Very interesting indeed!
Randy
I have an above-ground shipping container made into a bedroom and it gives everyone the creeps. They all crowd into the TINY TINY cabin. I guess we are all too used to sunshine here in California. This would be a wonderful idea for folks who feel “cozy” in such areas. I know in very hot places in California people build partly underground with filtered light and I myself have a basement with lovely ambient temperatures in the summer but it is only 1/2 underground. My next door neighbors are from Iceland and they are constantly sitting out in their undershirts in February “summertime weather”, so I think this design will not be for many people. It IS an interesting design.
http://www.williamlishman.com/underground.htm
Bill is THE MAN when it comes to underground dwellings. He is always in demand when it comes to his expertise and as such one will have to pay for his time. Regardless, living underground is something that can be accomplished…with some cost however.

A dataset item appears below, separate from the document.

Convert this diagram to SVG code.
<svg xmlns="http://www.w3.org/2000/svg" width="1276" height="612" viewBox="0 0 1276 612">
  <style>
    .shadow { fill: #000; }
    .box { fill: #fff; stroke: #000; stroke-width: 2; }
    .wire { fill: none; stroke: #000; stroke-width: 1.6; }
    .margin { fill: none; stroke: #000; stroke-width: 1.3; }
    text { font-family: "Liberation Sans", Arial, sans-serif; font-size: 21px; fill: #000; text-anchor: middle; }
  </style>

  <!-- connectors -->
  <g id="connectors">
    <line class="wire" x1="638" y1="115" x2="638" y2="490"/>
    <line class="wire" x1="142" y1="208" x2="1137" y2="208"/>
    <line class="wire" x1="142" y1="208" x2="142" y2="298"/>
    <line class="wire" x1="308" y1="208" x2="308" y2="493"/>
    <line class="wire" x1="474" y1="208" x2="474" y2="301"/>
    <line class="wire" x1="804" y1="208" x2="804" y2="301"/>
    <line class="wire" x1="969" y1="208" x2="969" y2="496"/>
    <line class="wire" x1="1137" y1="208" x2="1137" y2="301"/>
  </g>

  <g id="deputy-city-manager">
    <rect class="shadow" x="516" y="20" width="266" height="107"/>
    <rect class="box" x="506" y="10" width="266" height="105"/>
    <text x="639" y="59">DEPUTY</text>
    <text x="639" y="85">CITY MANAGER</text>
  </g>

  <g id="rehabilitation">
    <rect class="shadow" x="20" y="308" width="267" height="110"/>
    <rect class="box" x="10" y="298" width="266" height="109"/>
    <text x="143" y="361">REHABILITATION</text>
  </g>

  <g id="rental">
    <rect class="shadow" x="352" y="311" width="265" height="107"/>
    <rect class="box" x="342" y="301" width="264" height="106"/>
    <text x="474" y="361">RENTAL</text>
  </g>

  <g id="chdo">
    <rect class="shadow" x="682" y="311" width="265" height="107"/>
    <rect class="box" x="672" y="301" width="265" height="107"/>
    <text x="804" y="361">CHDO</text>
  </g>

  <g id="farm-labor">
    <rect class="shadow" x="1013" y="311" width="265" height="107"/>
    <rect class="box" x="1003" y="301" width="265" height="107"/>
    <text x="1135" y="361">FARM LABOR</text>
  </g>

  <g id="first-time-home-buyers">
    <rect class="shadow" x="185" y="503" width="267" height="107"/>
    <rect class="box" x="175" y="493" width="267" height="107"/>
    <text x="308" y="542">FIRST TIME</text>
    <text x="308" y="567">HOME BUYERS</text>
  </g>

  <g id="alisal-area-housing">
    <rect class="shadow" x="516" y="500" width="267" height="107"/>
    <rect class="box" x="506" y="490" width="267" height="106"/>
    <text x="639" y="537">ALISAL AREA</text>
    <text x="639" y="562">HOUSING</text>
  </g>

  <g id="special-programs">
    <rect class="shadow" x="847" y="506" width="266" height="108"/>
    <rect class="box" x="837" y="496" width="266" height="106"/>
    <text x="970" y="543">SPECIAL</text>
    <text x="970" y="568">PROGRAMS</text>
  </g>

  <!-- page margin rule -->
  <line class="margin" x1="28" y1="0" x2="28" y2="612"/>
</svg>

No no no – don’t do it! Shipping containers are built to be stacked on their corner castings – the walls and roof give rigidity and some strength, but *n*o*t* enough to bury.

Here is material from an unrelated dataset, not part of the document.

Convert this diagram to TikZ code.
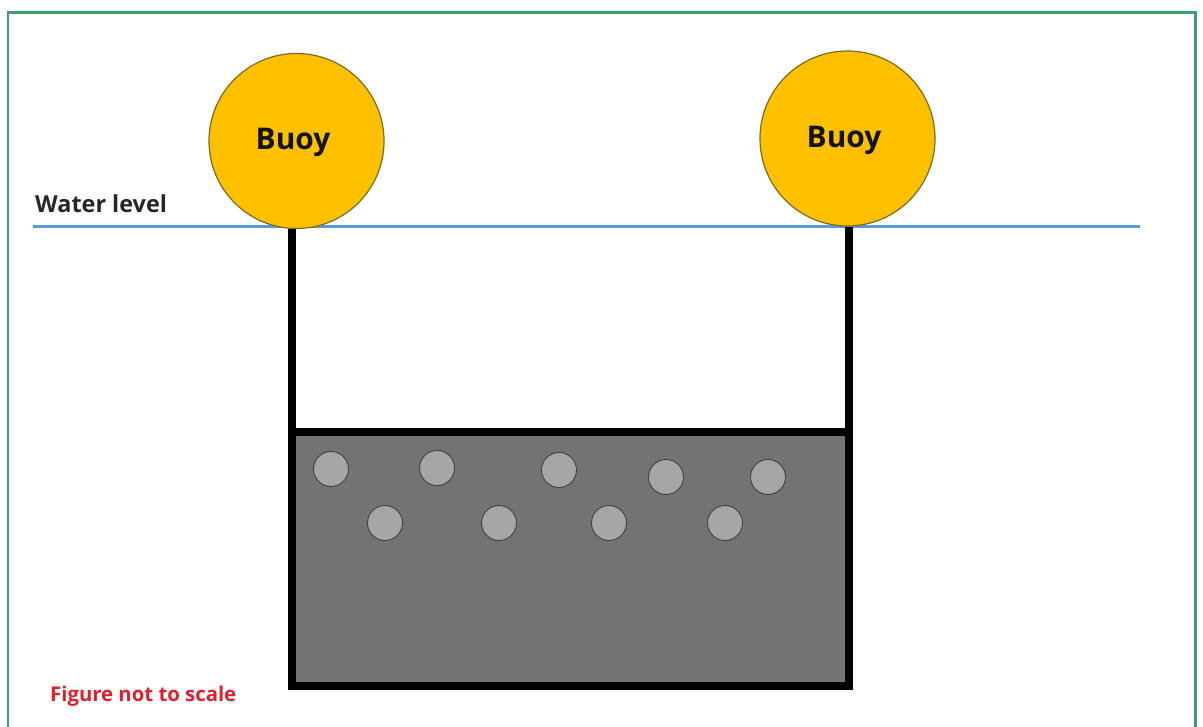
\documentclass[tikz,border=0pt]{standalone}
\usepackage{fontspec}
\setmainfont{Open Sans}
\definecolor{framegreen}{HTML}{3D9E6E}
\definecolor{waterblue}{HTML}{5B9BD5}
\definecolor{buoyfill}{HTML}{FFC000}
\definecolor{buoyline}{HTML}{7F6A1A}
\definecolor{tankfill}{HTML}{737373}
\definecolor{pebblefill}{HTML}{A6A6A6}
\definecolor{notered}{HTML}{E0202F}
\tikzset{
  x=1bp,y=-1bp,
  buoy/.style={circle,draw=buoyline,line width=1.2bp,fill=buoyfill,minimum size=175bp,inner sep=0pt},
  buoytext/.style={inner sep=0pt,font=\fontsize{30}{30}\selectfont\bfseries,text=black!92},
  pebble/.style={circle,draw=black!75,line width=0.9bp,fill=pebblefill,minimum size=35bp,inner sep=0pt},
  rope/.style={draw=black,line width=8bp},
  tank/.style={draw=black,line width=8bp,fill=tankfill,line join=miter},
  water/.style={draw=waterblue,line width=3.4bp},
  frameline/.style={draw=framegreen,line width=2.5bp},
  label/.style={inner sep=0pt,anchor=west}
}
\begin{document}
\begin{tikzpicture}
\useasboundingbox (0,0) rectangle (1203,727);
\fill[white] (0,0) rectangle (1203,727);
\coordinate (fbl) at (8,727);
\coordinate (ftl) at (8,12.5);
\coordinate (ftr) at (1195.5,12.5);
\coordinate (fbr) at (1195.5,727);
\draw[frameline] (fbl) -- (ftl) -- (ftr) -- (fbr);
\coordinate (wl) at (33,226.5);
\coordinate (wr) at (1140,226.5);
\draw[water] (wl) -- (wr);
\coordinate (tl) at (291.5,432);
\coordinate (tr) at (849,432);
\coordinate (bl) at (291.5,686);
\coordinate (br) at (849,686);
\draw[tank] (tl) -- (tr) -- (br) -- (bl) -- cycle;
\node[buoy] (b1) at (296.5,141) {};
\node[buoy] (b2) at (847.5,138.5) {};
\node[buoytext] (t1) at (293,142.5) {Buoy};
\node[buoytext] (t2) at (844,140.5) {Buoy};
\coordinate (r1) at (tl |- b1.south);
\coordinate (r2) at (tr |- b2.south);
\draw[rope] (r1) -- (tl);
\draw[rope] (r2) -- (tr);
\node[pebble] (p1) at (331,469) {};
\node[pebble] (p2) at (437,468) {};
\node[pebble] (p3) at (559,470) {};
\node[pebble] (p4) at (666,477) {};
\node[pebble] (p5) at (768,477) {};
\node[pebble] (p6) at (385,523) {};
\node[pebble] (p7) at (499,523) {};
\node[pebble] (p8) at (609,523) {};
\node[pebble] (p9) at (725,523) {};
\node[label,font=\fontsize{23.5}{24}\selectfont\bfseries,text=black!85] (wtxt) at (35,203.5) {Water level};
\node[label,font=\fontsize{20.4}{21}\selectfont\bfseries,text=notered] (ntxt) at (50,696.5) {Figure not to scale};
\end{tikzpicture}
\end{document}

This posting should pretty well explain it:
http://renaissanceronin.wordpress.com/2009/11/07/okay-go-ahead-dig-your-own-grave/
and it’s not being sarcastic or ironic (much). Unless you are going to do a sh!tload of structural modifications, and some severly expensive groundwater management preparation, you’re just going to end up with a flooded, rusting mausoleum that’s collapsed in on itself.
Yes, you need to check your areas “deep soil” temp it is indeed the average of the year round temp…a good idea for example if there are caves nearby…real ones with bats etc. the Temperature inside the cave is your Annualized temp.

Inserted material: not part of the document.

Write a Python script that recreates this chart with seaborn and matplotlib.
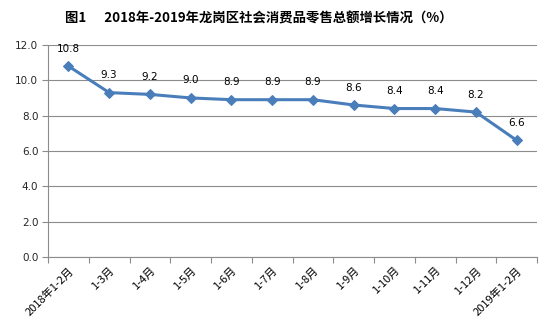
import matplotlib
matplotlib.use("Agg")
import matplotlib.pyplot as plt
import seaborn as sns
import pandas as pd
import numpy as np

categories = ["2018年1-2月", "1-3月", "1-4月", "1-5月", "1-6月", "1-7月",
              "1-8月", "1-9月", "1-10月", "1-11月", "1-12月", "2019年1-2月"]
growth = [10.8, 9.3, 9.2, 9.0, 8.9, 8.9, 8.9, 8.6, 8.4, 8.4, 8.2, 6.6]
y_ticks = [0.0, 2.0, 4.0, 6.0, 8.0, 10.0, 12.0]
title = "图1      2018年-2019年龙岗区社会消费品零售总额增长情况（%）"

sns.set_theme(style="white")
plt.rcParams["font.family"] = ["Noto Sans CJK SC", "DejaVu Sans"]

df = pd.DataFrame({"idx": np.arange(len(categories)), "value": growth})

fig = plt.figure(figsize=(5.52, 3.30), dpi=100)
ax = fig.add_axes([0.087, 0.221, 0.886, 0.643])

line_color = "#4a7ebb"
sns.lineplot(data=df, x="idx", y="value", ax=ax, color=line_color, linewidth=2.2,
             marker="D", markersize=5.5, markeredgecolor=line_color,
             markerfacecolor=line_color)

for i, v in zip(df["idx"], df["value"]):
    ax.annotate(f"{v:.1f}", (i, v), xytext=(0, 9), textcoords="offset points",
                ha="center", va="bottom", fontsize=7.5, color="black",
                family=["DejaVu Sans"])

ax.set_xlim(-0.5, len(categories) - 0.5)
ax.set_ylim(0, 12)
ax.set_yticks(y_ticks)
ax.set_yticklabels([f"{t:.1f}" for t in y_ticks], fontsize=7.5, family=["DejaVu Sans"])
ax.yaxis.grid(True, color="#8c8c8c", linewidth=0.8)
ax.set_axisbelow(True)

ax.set_xticks(np.arange(len(categories)))
ax.set_xticklabels(categories, rotation=45, ha="right", rotation_mode="anchor",
                   fontsize=8, color="black")
ax.set_xticks(np.arange(-0.5, len(categories)), minor=True)
ax.tick_params(axis="x", which="major", length=0, pad=6)
ax.tick_params(axis="x", which="minor", length=4, color="#8c8c8c", width=0.8,
               direction="out", bottom=True)
ax.tick_params(axis="y", length=4, color="#8c8c8c", width=0.8, left=True, pad=3)

for side in ["top", "right"]:
    ax.spines[side].set_visible(False)
for side in ["left", "bottom"]:
    ax.spines[side].set_color("#8c8c8c")
    ax.spines[side].set_linewidth(0.8)

ax.set_xlabel("")
ax.set_ylabel("")

fig.text(0.468, 0.945, title, ha="center", va="center", fontsize=9.6,
         fontweight="bold", color="black")

fig.savefig("out.png", dpi=100)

Northern Indiana about 42 degrees, Carlsbad in NM about 56 degrees, by comparison people in far north of Alaska have under ground freezers that are completely energy free…can you say Permafrost!
For more infor on this I wrote up a little at my blog… http://kmswoodworks.wordpress.com/2010/01/13/small-living-vs-sustainable-living/
Earthships, Passive Annual Heat Storage (PAHS)
and annualized Geothermal Storage (AGS)
Regarding the air replenishment, PassivHaus dwellings (& many others) use forced air systems with heat exchangers to extract the heat from the air being extracted and warm the incoming fresh air. PassivHaus dwellings are built very highly insultaed and draight-proofed.
“Earthships” (http://earthship.com/ & similar designes: http://www.groundhouse.com/) are built into south-facing hills, or bermed around the north side on flat ground, to provide large heat store with plenty of light. This is a trusted architectural solution without goign entirely underground.
My family and I just survied the Joplin, MO tornado on May 22. We were home when it hit and it totally destroyed our home. We somehow survived with only cuts and bruises even though the entire structure exploded around us and was leveled to the subfloor. This home would be of great interest to us. We survived one EF5 and never want to chance it again. If you get any serious plans about this contact us please.
Thank you,
David Wilson
I love this idea, I’ve been thinking about it myself. FYI everybody, surf the web, container homes can look fantastic and stylish, it’s all in the design. Nobody but you is trying to bury one though, so kudos to you!
Also, to get the most from the solar heat, and to preserve the containers from corrosion, you should consider using the principals of Passive Annual Heat Storage. You want cover the dwelling in dry dirt, then a waterproof, insulated layer 20 or 30 feet from the foundation, then more dirt. The dry dirt under the ‘umberlla’ warms up in summer, cools off in winter, a HUGE heat sink. Ventalation is with two 200 foot 4 to 6 inch tubes, one high, one floor level, that curve through the dry dirt to the outside, convection does the rest.
Google Rocky Mountain Institute PAHS home, they did a lot of research.
I’m looking forward to seeing how your project works out. Good luck!
P.S. I think you might have to bracer the ceiling. The dirt, although lighter because it’s dry, is still very heavy. Definitely a question for an engineer. I guess I’ll go over to our university and buttonhole an engineering student in a pub!
Oh yea! Make sure your structure is above the water table! A south facing hill would be ideal. If you pay careful attention to getting groundwater to drain properly over your ‘umbrella’ to weeping tile beds at the edge that draw the water away, I think this structure could last 500 years without any maintenance (ok, replace the windows every 30-40 years). It would require no heating or cooling. Hurricane proof too. Truly the house of the future.
Three feet of earth is a rule of thumb for coverage of a standard steel shipping container without additional support. Any more than that and the sides start buckling inward eventually. There are variables such as soil types and compaction density. I can live with three feet properly done.
Or you could just a regular house with ICFs.
I think the bigesst issue will be about water trough earth, saw a project of a cellar where they build a “box” about 30cm all around the construction that helps to prevent it, just an opinion sorry for my english.